There is absolutely nothing wrong with your code. That's a completely valid result. With 10 pigs and 11 chickens, you get 10+11=21 heads, and 10*4 + 11*2 = 62 legs.

So it returns a correct result.

Now if you change that to 10 heads and 62 legs, and also change the code to have 8 legs for a spider as they tend to do, then you get the result 3 pigs, 1 chicken and 6 spiders.

Your code simply tries spiders last, so you wont get any spiders unless it has to be spiders.

Answer 2

A linear system with 2 equations and 3 variables is under-determined -- there may be multiple solutions for any given set of parameters; and this is indeed the case for the code you're showing. Nothing wrong with the code, if what you want is to get the solution (if any) with as few spiders as possible.

If you want to get the solution (if any) with as many spiders as possible, try "many spiders" first, for example change the outer loop, which is now

    for numSpiders in range(0, numHeads + 1):

i.e., first tries to get a solution with no spiders at all, then if that fails tries with one, and so forth, to be instead:

    for numSpiders in reversed(range(0, numHeads + 1)):

which goes the other way round (that's what the reversed is for) and will try numHeads spiders first, then numHeads-1, and so forth.

(Your equations are actually Diophantine ones, i.e., strictly integer-based, which has important implications when compared to ordinary linear equations which admit fractional solutions, but your issue here is not tied to Diophantine-equation problems, just to the bit about underdetermined linear systems).

Answer 3

Your code is correct - in the first iteration of the outermost for loop, numChicks is 0. Since solve returns as soon as it finds a valid match, another possible valid match won't be attempted.

You could change the return statement into a yield statement and iterate over solve's results to get all possible combinations.

For instance:

def solve(numLegs, numHeads):
     for numBees in range(0, numHeads + 1):
             for numChicks in range(0, numHeads - numBees + 1):
                     numPigs = numHeads - numChicks - numBees
                     totLegs = 4*numPigs + 2*numChicks + 6*numBees 
                     if totLegs == numLegs:
                             yield [numPigs, numChicks, numBees]

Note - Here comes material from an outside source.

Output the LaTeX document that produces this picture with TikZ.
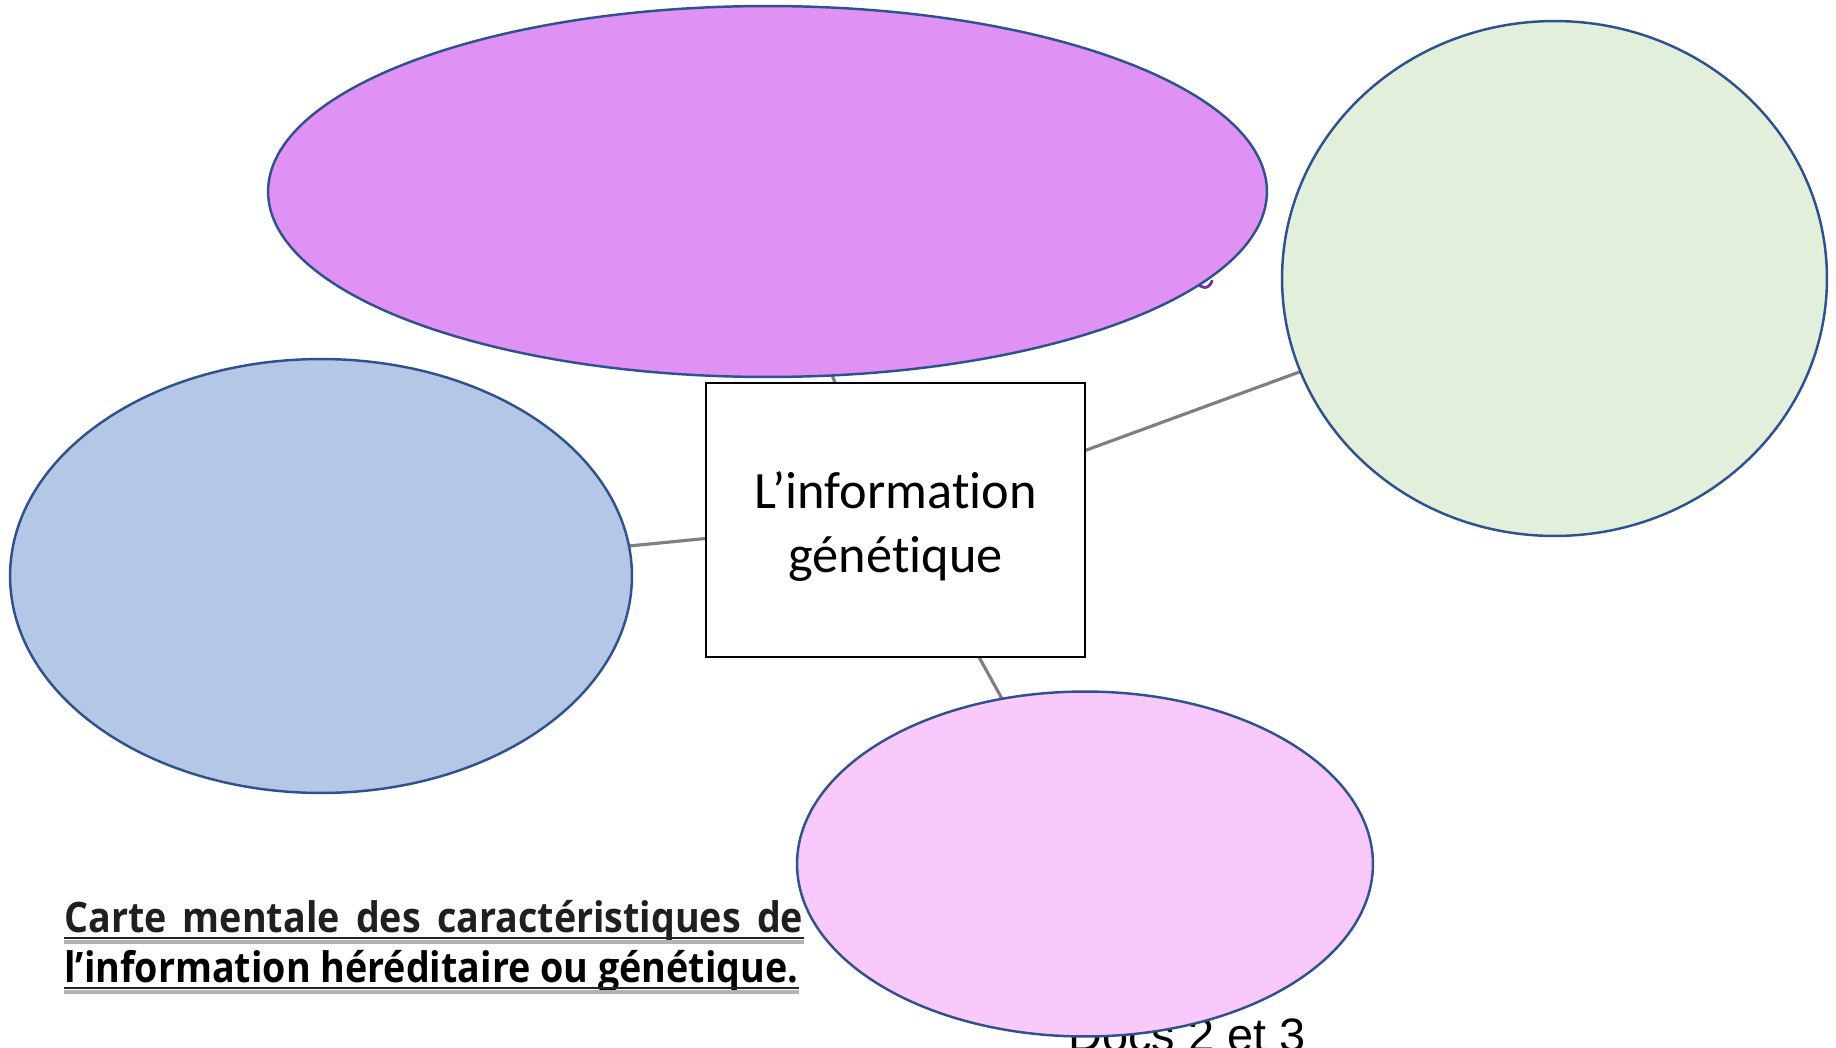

def barnYard(heads, legs):
    for pigs, chickens, bees in solve(legs, heads):
             print 'Number of pigs: ', pigs
             print 'Number of chickens: ', chickens
             print 'Number of bees: ', bees

barnYard(20,56)

will output:

Number of pigs:  8
Number of chickens:  12
Number of bees:  0

Number of pigs:  6
Number of chickens:  13
Number of bees:  1

Number of pigs:  4
Number of chickens:  14
Number of bees:  2

Number of pigs:  2
Number of chickens:  15
Number of bees:  3

Number of pigs:  0
Number of chickens:  16
Number of bees:  4